■ Given information:
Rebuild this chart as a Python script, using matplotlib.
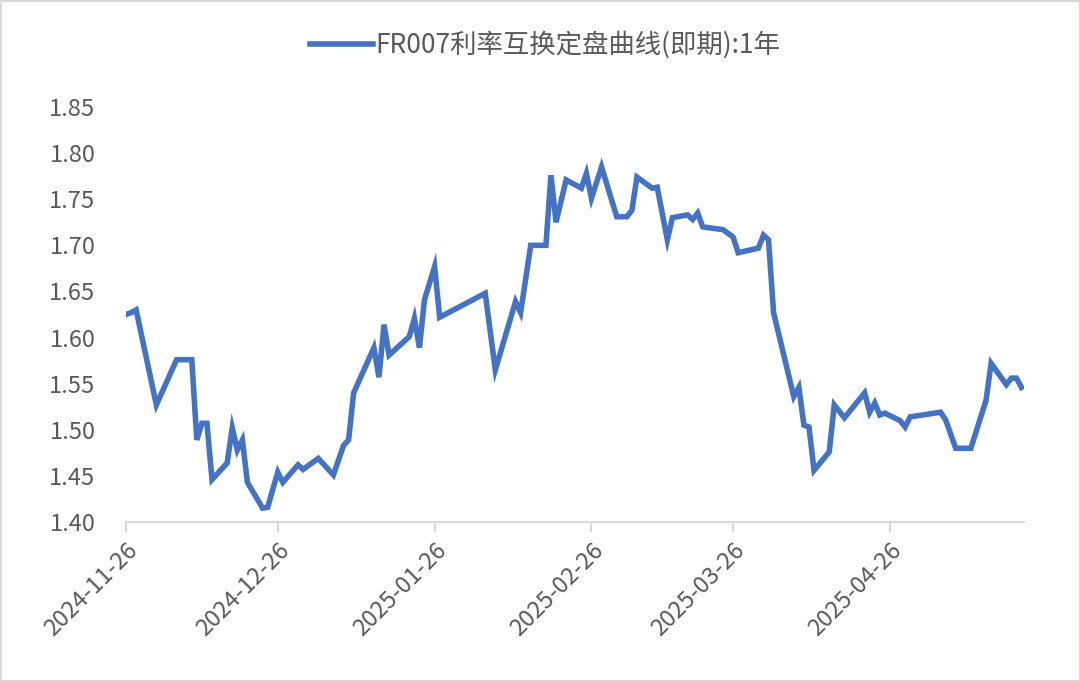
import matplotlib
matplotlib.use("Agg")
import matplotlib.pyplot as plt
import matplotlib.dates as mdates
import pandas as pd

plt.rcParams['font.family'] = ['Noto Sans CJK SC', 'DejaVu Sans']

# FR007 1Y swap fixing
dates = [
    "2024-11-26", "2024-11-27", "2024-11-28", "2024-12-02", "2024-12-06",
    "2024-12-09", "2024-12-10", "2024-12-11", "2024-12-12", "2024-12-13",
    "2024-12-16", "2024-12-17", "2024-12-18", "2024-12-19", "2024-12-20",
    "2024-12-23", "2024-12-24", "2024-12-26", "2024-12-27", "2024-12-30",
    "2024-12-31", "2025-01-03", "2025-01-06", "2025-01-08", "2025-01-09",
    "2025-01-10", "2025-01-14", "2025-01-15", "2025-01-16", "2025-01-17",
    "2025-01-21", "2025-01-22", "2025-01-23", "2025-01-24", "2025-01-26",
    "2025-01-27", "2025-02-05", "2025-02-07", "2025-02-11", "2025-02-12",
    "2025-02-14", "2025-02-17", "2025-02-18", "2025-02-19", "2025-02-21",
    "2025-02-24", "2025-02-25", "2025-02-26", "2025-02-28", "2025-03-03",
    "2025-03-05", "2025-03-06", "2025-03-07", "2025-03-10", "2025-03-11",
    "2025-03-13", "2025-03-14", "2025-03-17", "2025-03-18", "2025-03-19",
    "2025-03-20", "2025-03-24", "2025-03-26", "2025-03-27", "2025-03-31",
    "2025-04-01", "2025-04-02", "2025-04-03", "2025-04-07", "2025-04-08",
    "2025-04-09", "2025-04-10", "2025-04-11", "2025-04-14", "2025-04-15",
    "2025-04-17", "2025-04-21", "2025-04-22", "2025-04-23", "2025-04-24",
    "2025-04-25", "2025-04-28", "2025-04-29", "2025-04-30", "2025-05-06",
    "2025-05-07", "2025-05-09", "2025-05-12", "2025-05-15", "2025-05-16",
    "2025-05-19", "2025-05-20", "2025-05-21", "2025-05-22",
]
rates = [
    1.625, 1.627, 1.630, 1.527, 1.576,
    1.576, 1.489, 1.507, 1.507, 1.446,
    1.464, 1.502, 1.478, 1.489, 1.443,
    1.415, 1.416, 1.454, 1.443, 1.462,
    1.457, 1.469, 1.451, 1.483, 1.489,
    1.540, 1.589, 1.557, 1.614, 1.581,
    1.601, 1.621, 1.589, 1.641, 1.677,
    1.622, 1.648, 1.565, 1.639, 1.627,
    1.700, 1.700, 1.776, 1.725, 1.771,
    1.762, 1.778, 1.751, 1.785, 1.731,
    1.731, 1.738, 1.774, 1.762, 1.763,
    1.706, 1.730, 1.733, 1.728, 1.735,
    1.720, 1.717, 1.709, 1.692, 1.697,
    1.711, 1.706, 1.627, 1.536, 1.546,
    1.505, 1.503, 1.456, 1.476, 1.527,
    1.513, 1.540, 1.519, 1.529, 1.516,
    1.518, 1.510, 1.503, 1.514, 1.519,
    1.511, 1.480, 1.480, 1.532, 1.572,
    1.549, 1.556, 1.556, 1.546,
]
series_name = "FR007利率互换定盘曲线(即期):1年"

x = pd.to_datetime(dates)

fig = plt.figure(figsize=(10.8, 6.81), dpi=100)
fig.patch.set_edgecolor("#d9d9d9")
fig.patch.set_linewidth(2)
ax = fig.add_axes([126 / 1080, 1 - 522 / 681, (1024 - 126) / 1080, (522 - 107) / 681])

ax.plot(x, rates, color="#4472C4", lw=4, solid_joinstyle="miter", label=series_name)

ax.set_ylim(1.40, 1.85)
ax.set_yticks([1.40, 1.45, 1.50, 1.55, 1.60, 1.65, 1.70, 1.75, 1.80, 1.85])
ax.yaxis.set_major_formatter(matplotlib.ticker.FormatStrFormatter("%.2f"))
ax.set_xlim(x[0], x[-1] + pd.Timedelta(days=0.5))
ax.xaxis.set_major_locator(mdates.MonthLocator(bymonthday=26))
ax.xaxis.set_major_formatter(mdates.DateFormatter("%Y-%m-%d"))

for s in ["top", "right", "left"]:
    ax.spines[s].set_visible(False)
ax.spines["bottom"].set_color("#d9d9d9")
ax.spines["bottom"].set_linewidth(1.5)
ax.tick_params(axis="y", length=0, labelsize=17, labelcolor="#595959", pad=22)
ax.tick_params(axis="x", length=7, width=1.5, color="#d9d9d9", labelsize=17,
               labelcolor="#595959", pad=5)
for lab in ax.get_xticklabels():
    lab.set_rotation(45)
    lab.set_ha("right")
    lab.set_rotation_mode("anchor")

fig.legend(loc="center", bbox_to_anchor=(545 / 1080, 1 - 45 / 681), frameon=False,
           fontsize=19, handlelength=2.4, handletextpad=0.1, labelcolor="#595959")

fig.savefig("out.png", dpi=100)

■ What you will do:
List all lines above in which the string "matplotlib" appears.

■ Solution to the problem:
Rebuild this chart as a Python script, using matplotlib.
import matplotlib
matplotlib.use("Agg")
import matplotlib.pyplot as plt
import matplotlib.dates as mdates
ax.yaxis.set_major_formatter(matplotlib.ticker.FormatStrFormatter("%.2f"))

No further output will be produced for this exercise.